Before digging started, an archaeological investigation was allowed to take place. The two years of investigation (1978-1980) was the most comprehensive conducted in Stockholm city and threw up discoveries that told the story of Stockholm from the 13th century. These findings astounded the people and became the talk of the town. Among the findings were part of the wall built during the reign of modern Sweden’s first king – Gustav Vasa, 7 tonnes of human remains, a medival churchyard, 11 boats…
The dig sit was christened the National Pit, and public debate ensued over what to do with the site after the dig was completed. A workshop and car park was obviously out of the picture.
In 1986, the Medieval Museum opened and here are some pictures from the museum that tell the story of Medieval Stockholm.
A model of Stockholm during the medieval era, with a wall around the Gamla Stan. The tall spired buildings are the Storkyrkan and Tyskyskan, churches. On the left end of the larger Gamla Stan was a former citadel and now the royal palace. The Riksdag building, where parliament is located is closest to the picture.

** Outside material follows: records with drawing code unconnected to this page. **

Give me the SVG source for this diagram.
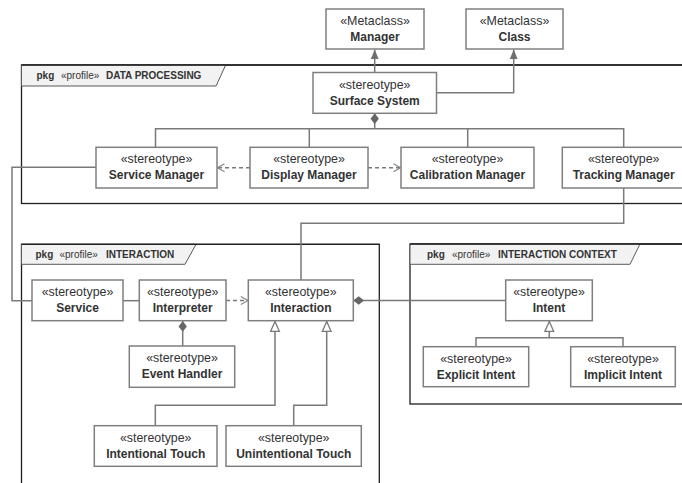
<svg xmlns="http://www.w3.org/2000/svg" width="682" height="483" viewBox="0 0 682 483">
  <style>
    .frame { fill: none; stroke: #1f1f1f; stroke-width: 1.3; }
    .tab { fill: #f2f2f2; stroke: #5a5a5a; stroke-width: 1; }
    .box { fill: #ffffff; stroke: #7f7f7f; stroke-width: 1.5; }
    .st { font-family: "Liberation Sans", Arial, sans-serif; font-size: 12.4px; fill: #333333; text-anchor: middle; }
    .nm { font-family: "Liberation Sans", Arial, sans-serif; font-size: 12px; font-weight: bold; fill: #333333; text-anchor: middle; }
    .pk { font-family: "Liberation Sans", Arial, sans-serif; font-size: 10px; font-weight: bold; fill: #333333; }
    .pr { font-family: "Liberation Sans", Arial, sans-serif; font-size: 10px; fill: #333333; }
    .edge { fill: none; stroke: #7a7a7a; stroke-width: 1.5; }
    .dash { stroke-dasharray: 4 3; }
  </style>
  <defs>
    <!-- extension: filled triangle -->
    <marker id="ext" markerUnits="userSpaceOnUse" markerWidth="10" markerHeight="10" viewBox="0 0 9 8" refX="8.5" refY="4" orient="auto">
      <path d="M0,0.5 L8.5,4 L0,7.5 z" fill="#6f6f6f"/>
    </marker>
    <!-- generalization: hollow triangle -->
    <marker id="gen" markerUnits="userSpaceOnUse" markerWidth="12" markerHeight="12" viewBox="0 0 11 10" refX="10" refY="5" orient="auto">
      <path d="M1,1 L10,5 L1,9 z" fill="#ffffff" stroke="#7a7a7a" stroke-width="1.2"/>
    </marker>
    <!-- composition: filled diamond -->
    <marker id="dia" markerUnits="userSpaceOnUse" markerWidth="12" markerHeight="10" viewBox="0 0 10 8" refX="0" refY="4" orient="auto">
      <path d="M0,4 L4.5,0.5 L9,4 L4.5,7.5 z" fill="#666666"/>
    </marker>
    <!-- dependency: open chevron -->
    <marker id="dep" markerUnits="userSpaceOnUse" markerWidth="10" markerHeight="10" viewBox="0 0 9 10" refX="8" refY="5" orient="auto">
      <path d="M1,1 L8,5 L1,9" fill="none" stroke="#8a8a8a" stroke-width="1.3"/>
    </marker>
  </defs>

  <rect width="682" height="483" fill="#ffffff"/>

  <!-- package frames -->
  <g id="pkg-data-processing">
    <rect class="frame" x="21.5" y="65" width="690" height="138.5"/>
    <path class="tab" d="M21.5,65 H225.7 L216,86 H21.5 z"/>
    <path class="frame" d="M21.5,65 H700"/>
    <text class="pk" x="36.5" y="79">pkg</text>
    <text class="pr" x="61" y="79">«profile»</text>
    <text class="pk" x="106" y="79">DATA PROCESSING</text>
  </g>
  <g id="pkg-interaction">
    <rect class="frame" x="21.5" y="244.3" width="357.8" height="260"/>
    <path class="tab" d="M21.5,244.3 H196 L185,264.3 H21.5 z"/>
    <path class="frame" d="M21.5,244.3 H379.3"/>
    <text class="pk" x="35.5" y="258">pkg</text>
    <text class="pr" x="59.5" y="258">«profile»</text>
    <text class="pk" x="106" y="258">INTERACTION</text>
  </g>
  <g id="pkg-interaction-context">
    <rect class="frame" x="410" y="244" width="290" height="160"/>
    <path class="tab" d="M410,244 H640 L630,264.3 H410 z"/>
    <path class="frame" d="M410,244 H700"/>
    <text class="pk" x="427" y="258">pkg</text>
    <text class="pr" x="452" y="258">«profile»</text>
    <text class="pk" x="498" y="258">INTERACTION CONTEXT</text>
  </g>

  <!-- connectors -->
  <g id="connectors">
    <path class="edge" d="M374.7,72.5 V49.5" marker-end="url(#ext)"/>
    <path class="edge" d="M436.5,92.7 H513.7 V49.5" marker-end="url(#ext)"/>
    <path class="edge" d="M374.7,113.3 V128.7" marker-start="url(#dia)"/>
    <path class="edge" d="M155.5,147.3 V128.7 H623.7 V147.3"/>
    <path class="edge" d="M309.3,128.7 V147.3"/>
    <path class="edge" d="M467.7,128.7 V147.3"/>
    <path class="edge dash" d="M250,167.7 H217.5" marker-end="url(#dep)"/>
    <path class="edge dash" d="M368,167.7 H400.5" marker-end="url(#dep)"/>
    <path class="edge" d="M96,167.3 H12 V300.7 H32"/>
    <path class="edge" d="M623.7,188 V223.3 H301 V280"/>
    <path class="edge" d="M123,300.7 H139.3"/>
    <path class="edge dash" d="M226,300.5 H247.8" marker-end="url(#dep)"/>
    <path class="edge" d="M182.7,321 V346" marker-start="url(#dia)"/>
    <path class="edge" d="M353.3,300.5 H505.7" marker-start="url(#dia)"/>
    <path class="edge" d="M155.3,425.7 V405.3 H275 V321.5" marker-end="url(#gen)"/>
    <path class="edge" d="M293.7,425.7 V405.3 H326.7 V321.5" marker-end="url(#gen)"/>
    <path class="edge" d="M476,346.7 V337.7 H623 V346.7"/>
    <path class="edge" d="M549.3,337.7 V321.5" marker-end="url(#gen)"/>
  </g>

  <!-- nodes -->
  <g id="manager">
    <rect class="box" x="326" y="9" width="98" height="40"/>
    <text class="st" x="375" y="25">«Metaclass»</text>
    <text class="nm" x="375" y="41">Manager</text>
  </g>
  <g id="class">
    <rect class="box" x="466" y="9" width="97" height="40"/>
    <text class="st" x="514.5" y="25">«Metaclass»</text>
    <text class="nm" x="514.5" y="41">Class</text>
  </g>
  <g id="surface-system">
    <rect class="box" x="313" y="72.5" width="123.5" height="40.8"/>
    <text class="st" x="374.7" y="88.5">«stereotype»</text>
    <text class="nm" x="374.7" y="104.5">Surface System</text>
  </g>
  <g id="service-manager">
    <rect class="box" x="96" y="147.3" width="121" height="40.7"/>
    <text class="st" x="156.5" y="163.3">«stereotype»</text>
    <text class="nm" x="156.5" y="179.3">Service Manager</text>
  </g>
  <g id="display-manager">
    <rect class="box" x="250" y="147.3" width="118" height="40.7"/>
    <text class="st" x="309" y="163.3">«stereotype»</text>
    <text class="nm" x="309" y="179.3">Display Manager</text>
  </g>
  <g id="calibration-manager">
    <rect class="box" x="401" y="147.3" width="133" height="40.7"/>
    <text class="st" x="467.5" y="163.3">«stereotype»</text>
    <text class="nm" x="467.5" y="179.3">Calibration Manager</text>
  </g>
  <g id="tracking-manager">
    <rect class="box" x="562.3" y="147.3" width="122.8" height="40.7"/>
    <text class="st" x="623.7" y="163.3">«stereotype»</text>
    <text class="nm" x="623.7" y="179.3">Tracking Manager</text>
  </g>
  <g id="service">
    <rect class="box" x="32" y="280" width="91" height="40.7"/>
    <text class="st" x="77.5" y="296">«stereotype»</text>
    <text class="nm" x="77.5" y="312">Service</text>
  </g>
  <g id="interpreter">
    <rect class="box" x="139.3" y="280" width="86.7" height="40.7"/>
    <text class="st" x="182.7" y="296">«stereotype»</text>
    <text class="nm" x="182.7" y="312">Interpreter</text>
  </g>
  <g id="interaction">
    <rect class="box" x="248.3" y="280" width="105" height="40.7"/>
    <text class="st" x="300.8" y="296">«stereotype»</text>
    <text class="nm" x="300.8" y="312">Interaction</text>
  </g>
  <g id="event-handler">
    <rect class="box" x="129.3" y="346" width="105.4" height="41.3"/>
    <text class="st" x="182" y="362">«stereotype»</text>
    <text class="nm" x="182" y="378">Event Handler</text>
  </g>
  <g id="intentional-touch">
    <rect class="box" x="94.3" y="425.7" width="122.7" height="40.6"/>
    <text class="st" x="155.7" y="441.7">«stereotype»</text>
    <text class="nm" x="155.7" y="457.7">Intentional Touch</text>
  </g>
  <g id="unintentional-touch">
    <rect class="box" x="226" y="425.7" width="135.3" height="40.6"/>
    <text class="st" x="293.7" y="441.7">«stereotype»</text>
    <text class="nm" x="293.7" y="457.7">Unintentional Touch</text>
  </g>
  <g id="intent">
    <rect class="box" x="505.7" y="280" width="86.6" height="40.7"/>
    <text class="st" x="549" y="296">«stereotype»</text>
    <text class="nm" x="549" y="312">Intent</text>
  </g>
  <g id="explicit-intent">
    <rect class="box" x="423.3" y="346.7" width="105.4" height="40"/>
    <text class="st" x="476" y="362.5">«stereotype»</text>
    <text class="nm" x="476" y="378.5">Explicit Intent</text>
  </g>
  <g id="implicit-intent">
    <rect class="box" x="570.7" y="346.7" width="104.6" height="40"/>
    <text class="st" x="623" y="362.5">«stereotype»</text>
    <text class="nm" x="623" y="378.5">Implicit Intent</text>
  </g>
</svg>
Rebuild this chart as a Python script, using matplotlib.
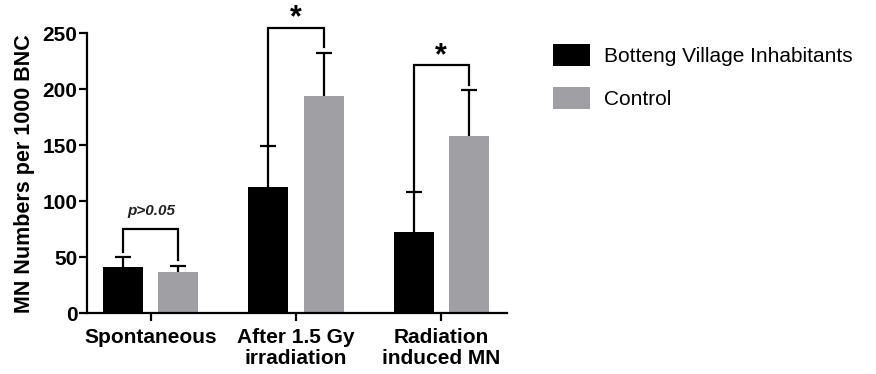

The oldest letter that documents the city of Stockholm in the 13th century.
Among the items found were shoes that traced all the way back to professional cobblers in 13th century Stockholm.
Part of the Gamla Stan city wall that was originally built as part of defence fortifications.
A secret tunnel found in the museum that led to the heart of the Gamla Stan.
Medieval Stockholm was Christian and churches were filled with Christian imagery. Here, a couple admires the artwork of Mary (mother of Jesus) visiting her cousin Elizabeth. Where Elizabeth praises Mary, “blessed are you amongst women and blessed is the fruit of your womb.”
Another image found in a medieval church showing angelic heralds with a rosary around the Mary and the infant Jesus.
The monks and nuns in Christian Stockholm were very important in bringing knowledge to the people. These were the beacons of knowledge. Here are examples of things that were passed down through the written word.
An original brick that was laid in 13th century Stockholm. Found on the brick is a pawprint from a dog that was made before the brick had fully set.
Bags and pouches were tools used by women for practical purposes back in the day. To the right is a faded bag and on the left is a replica mock up of what the bag would have looked like before the ravages of time.
The body of an ancient boat that was rowed out and used for fishing or trading.